* _YOUR GOAL_: Produce nothing but an exact copy of the lines from the one containing "Convert this chart to Chart.js code." through the one containing "const GRID = 'rgba(220, 208, 160, 0.25)';", and do not carry over pictures.

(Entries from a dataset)
----
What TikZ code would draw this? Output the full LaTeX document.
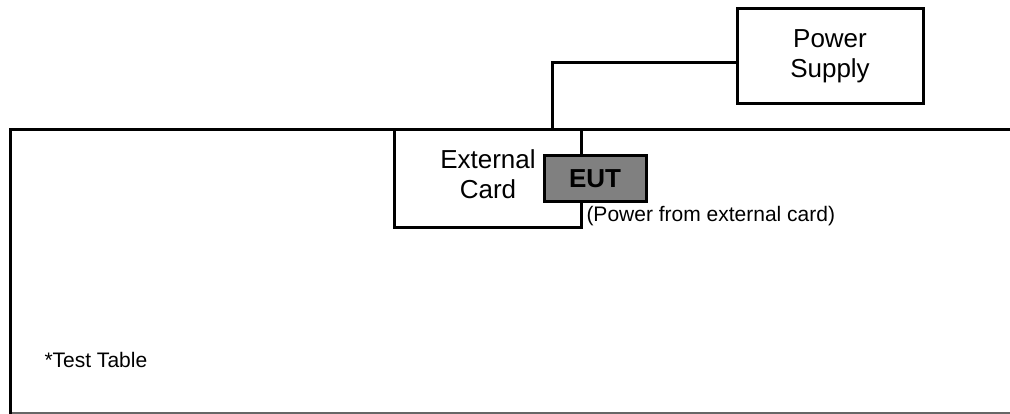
\documentclass[tikz,border=0pt]{standalone}
\usepackage{fontspec}
\setmainfont{Liberation Sans}
\begin{document}
\begin{tikzpicture}[x=1pt,y=-1pt,line width=3pt,
  box/.style={draw=black,line width=3pt,rectangle,inner sep=0pt,fill=white},
  big/.style={font=\fontsize{26}{30}\selectfont},
  small/.style={font=\fontsize{21}{25}\selectfont},
  conn/.style={draw=black,line width=3pt}]
\useasboundingbox (0,0) rectangle (1010,414);
% test table
\draw[gray!80!black,line width=2pt] (10,413) -- (1012,413);
\draw[line width=3pt] (1012,130) -- (10,130) -- (10,414);
\node[small,anchor=base west,inner sep=0pt] (tt) at (43,367) {*Test Table};
% boxes
\node[box,big,align=center,minimum width=186pt,minimum height=95pt] (ps) at (830,56.5) {Power\\Supply};
\node[box,big,align=center,minimum width=187pt,minimum height=98pt] (card) at (487.5,179) {};
\node[big,align=center,inner sep=0pt] (cardtxt) at (488,174) {External\\Card};
\node[box,fill=gray,font=\fontsize{26}{30}\selectfont\bfseries,minimum width=102pt,minimum height=46pt] (eut) at (595,179) {EUT};
\node[small,anchor=base west,inner sep=0pt] (note) at (585,222) {(Power from external card)};
% connector
\draw[conn] ([yshift=-6.5pt]ps.west) -| ([xshift=64.5pt]card.north);
\end{tikzpicture}
\end{document}
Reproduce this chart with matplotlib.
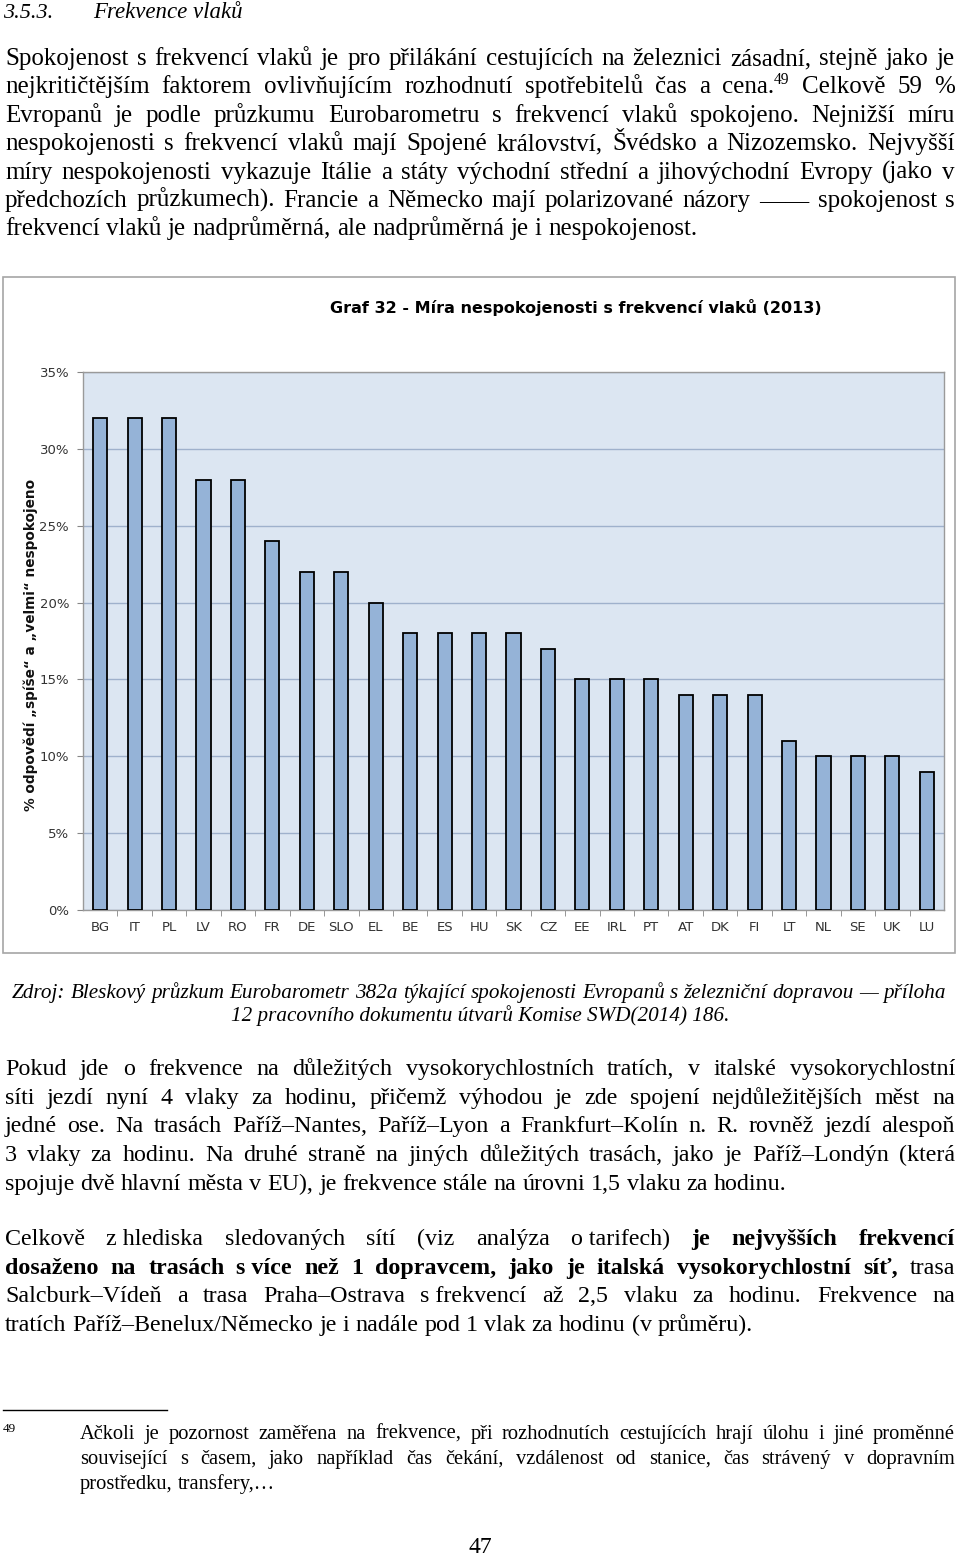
import matplotlib
matplotlib.use('Agg')
import matplotlib.pyplot as plt
from matplotlib.patches import Rectangle

# data
zeme = ['BG', 'IT', 'PL', 'LV', 'RO', 'FR', 'DE', 'SLO', 'EL', 'BE', 'ES', 'HU', 'SK',
        'CZ', 'EE', 'IRL', 'PT', 'AT', 'DK', 'FI', 'LT', 'NL', 'SE', 'UK', 'LU']
nespokojenost = [32, 32, 32, 28, 28, 24, 22, 22, 20, 18, 18, 18, 18,
                 17, 15, 15, 15, 14, 14, 14, 11, 10, 10, 10, 9]
y_ticky = [0, 5, 10, 15, 20, 25, 30, 35]
y_popisky = ['0%', '5%', '10%', '15%', '20%', '25%', '30%', '35%']

nadpis_grafu = 'Graf 32 - Míra nespokojenosti s frekvencí vlaků (2013)'
osa_y = '% odpovědí \u201espíše\u201c a \u201evelmi\u201c nespokojeno'

odstavec1 = [
    'Spokojenost s frekvencí vlaků je pro přilákání cestujících na železnici zásadní, stejně jako je',
    'nejkritičtějším faktorem ovlivňujícím rozhodnutí spotřebitelů čas a cena.^49 Celkově 59 %',
    'Evropanů je podle průzkumu Eurobarometru s frekvencí vlaků spokojeno. Nejnižší míru',
    'nespokojenosti s frekvencí vlaků mají Spojené království, Švédsko a Nizozemsko. Nejvyšší',
    'míry nespokojenosti vykazuje Itálie a státy východní střední a jihovýchodní Evropy (jako v',
    'předchozích průzkumech). Francie a Německo mají polarizované názory \u2014\u2014 spokojenost s',
    'frekvencí vlaků je nadprůměrná, ale nadprůměrná je i nespokojenost.',
]
zdroj = [
    'Zdroj: Bleskový průzkum Eurobarometr 382a týkající spokojenosti Evropanů s železniční dopravou \u2014 příloha',
    '12 pracovního dokumentu útvarů Komise SWD(2014) 186.',
]
odstavec2 = [
    'Pokud jde o frekvence na důležitých vysokorychlostních tratích, v italské vysokorychlostní',
    'síti jezdí nyní 4 vlaky za hodinu, přičemž výhodou je zde spojení nejdůležitějších měst na',
    'jedné ose. Na trasách Paříž\u2013Nantes, Paříž\u2013Lyon a Frankfurt\u2013Kolín n. R. rovněž jezdí alespoň',
    '3 vlaky za hodinu. Na druhé straně na jiných důležitých trasách, jako je Paříž\u2013Londýn (která',
    'spojuje dvě hlavní města v EU), je frekvence stále na úrovni 1,5 vlaku za hodinu.',
]
# slova s * jsou tučně
odstavec3 = [
    'Celkově z\u00a0hlediska sledovaných sítí (viz analýza o\u00a0tarifech) *je *nejvyšších *frekvencí',
    '*dosaženo *na *trasách *s\u00a0více *než *1 *dopravcem, *jako *je *italská *vysokorychlostní *síť, trasa',
    'Salcburk\u2013Vídeň a trasa Praha\u2013Ostrava s\u00a0frekvencí až 2,5 vlaku za hodinu. Frekvence na',
    'tratích Paříž\u2013Benelux/Německo je i nadále pod 1 vlak za hodinu (v průměru).',
]
poznamka = [
    'Ačkoli je pozornost zaměřena na frekvence, při rozhodnutích cestujících hrají úlohu i jiné proměnné',
    'související s časem, jako například čas čekání, vzdálenost od stanice, čas strávený v dopravním',
    'prostředku, transfery,\u2026',
]

W, H = 960, 1557
SERIF = 'Liberation Serif'
SANS = 'DejaVu Sans'

fig = plt.figure(figsize=(W / 100, H / 100), dpi=100)
r = fig.canvas.get_renderer()


def put(x, y, s, **kw):
    return fig.text(x / W, 1 - y / H, s, **kw)


def radek(text, y, x0, x1, size, justify=True, style='normal'):
    slova = []
    for tok in text.split(' '):
        bold = tok.startswith('*')
        tok = tok.lstrip('*').replace('\u00a0', ' ')
        base, _, sup = tok.partition('^')
        t = put(0, y, base, fontsize=size, family=SERIF, style=style,
                fontweight='bold' if bold else 'normal', va='baseline')
        wb = t.get_window_extent(r).width
        st = None
        w = wb
        if sup:
            st = put(0, y - size * 0.55, sup, fontsize=size * 0.62, family=SERIF, va='baseline')
            w += st.get_window_extent(r).width
        slova.append((t, st, wb, w))
    celkem = sum(s[3] for s in slova)
    em = size * 100 / 72
    mezera = em * 0.25
    if justify and len(slova) > 1:
        mezera = max((x1 - x0 - celkem) / (len(slova) - 1), em * 0.12)
    x = x0
    for t, st, wb, w in slova:
        t.set_x(x / W)
        if st is not None:
            st.set_x((x + wb) / W)
        x += w + mezera
    return x


# nadpis kapitoly
put(3, 18, '3.5.3.', fontsize=16, family=SERIF, style='italic', va='baseline')
put(93, 18, 'Frekvence vlaků', fontsize=16.5, family=SERIF, style='italic', va='baseline')

for i, t in enumerate(odstavec1):
    radek(t, 65 + i * 28.4, 5, 955, 18, justify=i < len(odstavec1) - 1)

# rámeček grafu
fig.patches.append(Rectangle((3 / W, 1 - 953 / H), 952 / W, 676 / H, transform=fig.transFigure,
                             fill=False, edgecolor='#a6a6a6', linewidth=1.2))
put(576, 308, nadpis_grafu, fontsize=11.5, family=SANS, fontweight='bold', ha='center', va='center')

ax = fig.add_axes([83 / W, 1 - 910 / H, (944 - 83) / W, (910 - 372) / H])
ax.set_facecolor('#dce6f2')
x = list(range(len(zeme)))
ax.bar(x, nespokojenost, width=0.41, color='#95b3d7', edgecolor='black', linewidth=1.3, zorder=3)
ax.set_xlim(-0.5, len(zeme) - 0.5)
ax.set_ylim(0, 35)
ax.set_yticks(y_ticky)
ax.set_yticklabels(y_popisky, fontsize=9.5, color='#333333', family=SANS)
ax.set_xticks(x)
ax.set_xticklabels(zeme, fontsize=9.5, color='#333333', family=SANS)
ax.tick_params(axis='x', length=0, pad=8)
ax.set_xticks([i + 0.5 for i in x[:-1]], minor=True)
ax.tick_params(axis='x', which='minor', length=4, color='#868686', direction='out')
ax.tick_params(axis='y', length=4, color='#868686', direction='out', pad=6)
ax.grid(axis='y', color='#9fb1cc', linewidth=1, zorder=1)
for s in ax.spines.values():
    s.set_color('#9a9a9a')
    s.set_linewidth(1)
put(31, 645, osa_y, fontsize=9.8, family=SANS, fontweight='bold', rotation=90,
    ha='center', va='center', color='#111111')

# zdroj
radek(zdroj[0], 998, 12, 946, 15.2, style='italic')
put(480, 1021, zdroj[1], fontsize=15.2, family=SERIF, style='italic', ha='center', va='baseline')

for i, t in enumerate(odstavec2):
    radek(t, 1075 + i * 28.7, 5, 955, 17.3, justify=i < len(odstavec2) - 1)

for i, t in enumerate(odstavec3):
    radek(t, 1245 + i * 28.7, 5, 955, 17.3, justify=i < len(odstavec3) - 1)

# poznámka pod čarou
fig.add_artist(plt.Line2D([3 / W, 167 / W], [1 - 1410 / H, 1 - 1410 / H], color='black', linewidth=1))
put(3, 1432, '49', fontsize=9.5, family=SERIF, va='baseline')
for i, t in enumerate(poznamka):
    radek(t, 1439 + i * 25, 80, 955, 14.8, justify=i < len(poznamka) - 1)

put(480, 1553, '47', fontsize=17, family=SERIF, ha='center', va='baseline')

fig.savefig('out.png', dpi=100)
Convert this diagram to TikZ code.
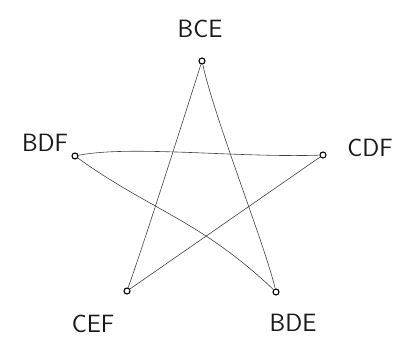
\documentclass[tikz,border=0pt]{standalone}
\begin{document}
\begin{tikzpicture}[x=1pt,y=-1pt,
  vert/.style={circle,draw=black,line width=1.1pt,inner sep=0pt,minimum size=6pt},
  lbl/.style={font=\sffamily\fontsize{25}{25}\selectfont,text=black!90,inner sep=0pt},
  edge/.style={draw=black!75,line width=0.6pt}]
\useasboundingbox (0,0) rectangle (417,348);
\node[vert] (bce) at (202,61) {};
\node[vert] (bdf) at (75,156) {};
\node[vert] (cdf) at (323,155) {};
\node[vert] (cef) at (127,291) {};
\node[vert] (bde) at (276,292) {};
\node[lbl] (lbce) at (200,29) {BCE};
\node[lbl] (lbdf) at (45,143) {BDF};
\node[lbl] (lcdf) at (370,148) {CDF};
\node[lbl] (lcef) at (93,324) {CEF};
\node[lbl] (lbde) at (293,323) {BDE};
\draw[edge] (bce) .. controls (180,130) and (145,240) .. (cef);
\draw[edge] (bce) .. controls (215,120) and (265,245) .. (bde);
\draw[edge] (bdf) .. controls (130,145) and (240,158) .. (cdf);
\draw[edge] (bdf) .. controls (150,210) and (200,220) .. (bde);
\draw[edge] (cdf) -- (cef);
\end{tikzpicture}
\end{document}
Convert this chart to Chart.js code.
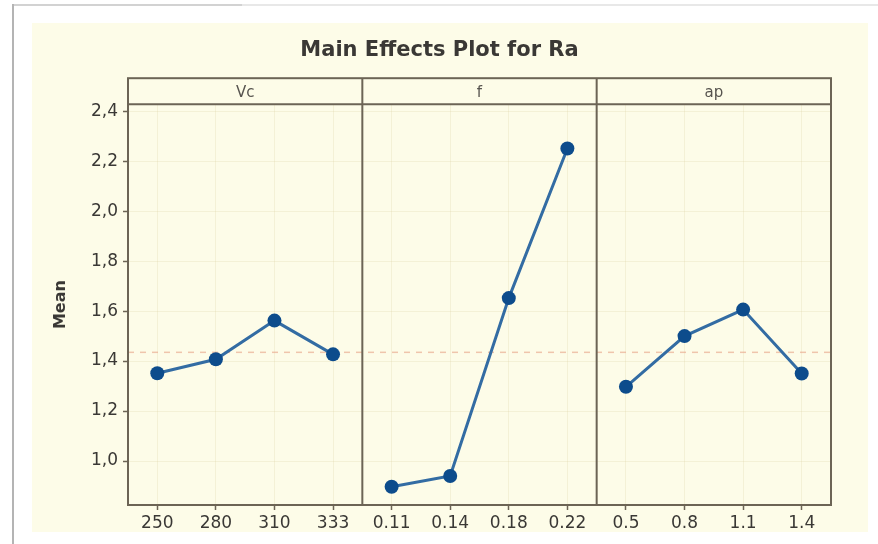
<!DOCTYPE html>
<html>
<head>
<meta charset="utf-8">
<script src="https://cdn.jsdelivr.net/npm/chart.js@4.4.1/dist/chart.umd.min.js"></script>
<style>
    body { margin: 0; background: #ffffff; }
    #wrap { position: relative; width: 878px; height: 544px; overflow: hidden; }
    #cream { position: absolute; left: 32px; top: 23px; width: 836px; height: 509px; background: #fdfce8; }
    #edge-left { position: absolute; left: 12px; top: 4px; width: 2px; height: 540px; background: #b4b4b4; }
    #edge-top { position: absolute; left: 12px; top: 4px; width: 866px; height: 2px; background: #e8e8e8; }
    #edge-top-dark { position: absolute; left: 12px; top: 4px; width: 230px; height: 2px; background: #d2d2d2; }
    canvas { position: absolute; left: 0; top: 0; }
</style>
</head>
<body>
<div id="wrap">
    <div id="cream"></div>
    <div id="edge-top"></div>
    <div id="edge-top-dark"></div>
    <div id="edge-left"></div>
    <canvas id="chart" width="878" height="544"></canvas>
</div>
<script>
const chartTitle = 'Main Effects Plot for Ra';
const yTitle = 'Mean';
const factorNames = ['Vc', 'f', 'ap'];

const vcLabels = ['250', '280', '310', '333'];
const fLabels = ['0.11', '0.14', '0.18', '0.22'];
const apLabels = ['0.5', '0.8', '1.1', '1.4'];

const vcMeans = [1.351, 1.407, 1.562, 1.427];
const fMeans = [0.897, 0.940, 1.652, 2.251];
const apMeans = [1.297, 1.500, 1.606, 1.350];

const yTicks = [1.0, 1.2, 1.4, 1.6, 1.8, 2.0, 2.2, 2.4];
const yMin = 0.824;
const yMax = 2.428;

// grand mean of all observations (same for every factor)
const grandMean = fMeans.reduce((a, b) => a + b, 0) / fMeans.length;

const FONT = "'DejaVu Sans', sans-serif";
const FRAME = '#6c6455';
const TEXT = '#3a3835';
const POINT = '#0d4c8c';
const LINE = '#336ca3';
const GRID = 'rgba(220, 208, 160, 0.25)';

const panelFrame = {
    id: 'panelFrame',
    beforeDatasetsDraw(chart) {
        const { ctx, chartArea, scales } = chart;
        const y = scales.y.getPixelForValue(grandMean);
        ctx.save();
        ctx.strokeStyle = 'rgba(232, 168, 140, 0.65)';
        ctx.lineWidth = 1.5;
        ctx.setLineDash([6, 6]);
        ctx.beginPath();
        ctx.moveTo(chartArea.left, y);
        ctx.lineTo(chartArea.right, y);
        ctx.stroke();
        ctx.restore();
    },
    afterDraw(chart) {
        const { ctx, chartArea, scales } = chart;
        const headTop = scales.hVc.top;
        ctx.save();
        ctx.strokeStyle = FRAME;
        ctx.lineWidth = 2;
        ctx.strokeRect(chartArea.left, headTop, chartArea.right - chartArea.left, chartArea.bottom - headTop);
        ctx.beginPath();
        ctx.moveTo(chartArea.left, chartArea.top);
        ctx.lineTo(chartArea.right, chartArea.top);
        [scales.xVc.right, scales.xF.right].forEach((x) => {
            ctx.moveTo(x, headTop);
            ctx.lineTo(x, chartArea.bottom);
        });
        ctx.stroke();
        ctx.restore();
    }
};

function bottomAxis(labels) {
    return {
        type: 'category',
        axis: 'x',
        position: 'bottom',
        stack: 'panels',
        labels: labels,
        offset: true,
        border: { display: false },
        grid: { color: GRID, tickColor: FRAME, tickLength: 5, tickWidth: 1.5 },
        ticks: { color: TEXT, font: { family: FONT, size: 17 }, padding: 3, maxRotation: 0, autoSkip: false },
        afterFit: (scale) => { scale.height = 31; }
    };
}

function headerAxis(text) {
    return {
        type: 'category',
        axis: 'x',
        position: 'top',
        stack: 'headers',
        labels: [text],
        border: { display: false },
        grid: { display: false },
        ticks: { display: false },
        title: { display: true, text: text, color: '#57544f', font: { family: FONT, size: 15 }, padding: { top: 6, bottom: 0 } },
        afterFit: (scale) => { scale.height = 26; }
    };
}

function panelDataset(values, axisId) {
    return {
        data: values,
        xAxisID: axisId,
        yAxisID: 'y',
        borderColor: LINE,
        borderWidth: 3,
        backgroundColor: POINT,
        pointBackgroundColor: POINT,
        pointBorderColor: POINT,
        pointRadius: 7,
        pointBorderWidth: 0,
        tension: 0,
        fill: false,
    };
}

new Chart(document.getElementById('chart').getContext('2d'), {
    type: 'line',
    data: {
        datasets: [
            panelDataset(vcMeans, 'xVc'),
            panelDataset(fMeans, 'xF'),
            panelDataset(apMeans, 'xAp'),
        ]
    },
    options: {
        responsive: false,
        animation: false,
        layout: { padding: { left: 48, right: 47, top: 0, bottom: 8 } },
        scales: {
            xVc: bottomAxis(vcLabels),
            xF: bottomAxis(fLabels),
            xAp: bottomAxis(apLabels),
            // top boxes are laid out in reverse, so the headers go last-first
            hAp: headerAxis(factorNames[2]),
            hF: headerAxis(factorNames[1]),
            hVc: headerAxis(factorNames[0]),
            y: {
                type: 'linear',
                position: 'left',
                min: yMin,
                max: yMax,
                border: { display: false },
                grid: { color: GRID, tickColor: FRAME, tickLength: 5, tickWidth: 1.5 },
                ticks: {
                    color: TEXT,
                    font: { family: FONT, size: 17 },
                    padding: 5,
                    callback: (value) => value.toFixed(1).replace('.', ',')
                },
                afterBuildTicks: (axis) => { axis.ticks = yTicks.map((v) => ({ value: v })); },
                title: { display: true, text: yTitle, color: TEXT, font: { family: FONT, size: 16, weight: 'bold' }, padding: { top: 3, bottom: 4 } },
                afterFit: (scale) => { scale.width = 80; }
            }
        },
        plugins: {
            legend: { display: false },
            tooltip: { enabled: false },
            title: {
                display: true,
                text: chartTitle,
                color: '#3a3835',
                font: { family: FONT, size: 21, weight: 'bold' },
                padding: { top: 38, bottom: 15 }
            }
        }
    },
    plugins: [panelFrame]
});
</script>
</body>
</html>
----
* _RIGHT ANSWER_:
Convert this chart to Chart.js code.
<!DOCTYPE html>
<html>
<head>
<meta charset="utf-8">
<script src="https://cdn.jsdelivr.net/npm/chart.js@4.4.1/dist/chart.umd.min.js"></script>
<style>
    body { margin: 0; background: #ffffff; }
    #wrap { position: relative; width: 878px; height: 544px; overflow: hidden; }
    #cream { position: absolute; left: 32px; top: 23px; width: 836px; height: 509px; background: #fdfce8; }
    #edge-left { position: absolute; left: 12px; top: 4px; width: 2px; height: 540px; background: #b4b4b4; }
    #edge-top { position: absolute; left: 12px; top: 4px; width: 866px; height: 2px; background: #e8e8e8; }
    #edge-top-dark { position: absolute; left: 12px; top: 4px; width: 230px; height: 2px; background: #d2d2d2; }
    canvas { position: absolute; left: 0; top: 0; }
</style>
</head>
<body>
<div id="wrap">
    <div id="cream"></div>
    <div id="edge-top"></div>
    <div id="edge-top-dark"></div>
    <div id="edge-left"></div>
    <canvas id="chart" width="878" height="544"></canvas>
</div>
<script>
const chartTitle = 'Main Effects Plot for Ra';
const yTitle = 'Mean';
const factorNames = ['Vc', 'f', 'ap'];

const vcLabels = ['250', '280', '310', '333'];
const fLabels = ['0.11', '0.14', '0.18', '0.22'];
const apLabels = ['0.5', '0.8', '1.1', '1.4'];

const vcMeans = [1.351, 1.407, 1.562, 1.427];
const fMeans = [0.897, 0.940, 1.652, 2.251];
const apMeans = [1.297, 1.500, 1.606, 1.350];

const yTicks = [1.0, 1.2, 1.4, 1.6, 1.8, 2.0, 2.2, 2.4];
const yMin = 0.824;
const yMax = 2.428;

// grand mean of all observations (same for every factor)
const grandMean = fMeans.reduce((a, b) => a + b, 0) / fMeans.length;

const FONT = "'DejaVu Sans', sans-serif";
const FRAME = '#6c6455';
const TEXT = '#3a3835';
const POINT = '#0d4c8c';
const LINE = '#336ca3';
const GRID = 'rgba(220, 208, 160, 0.25)';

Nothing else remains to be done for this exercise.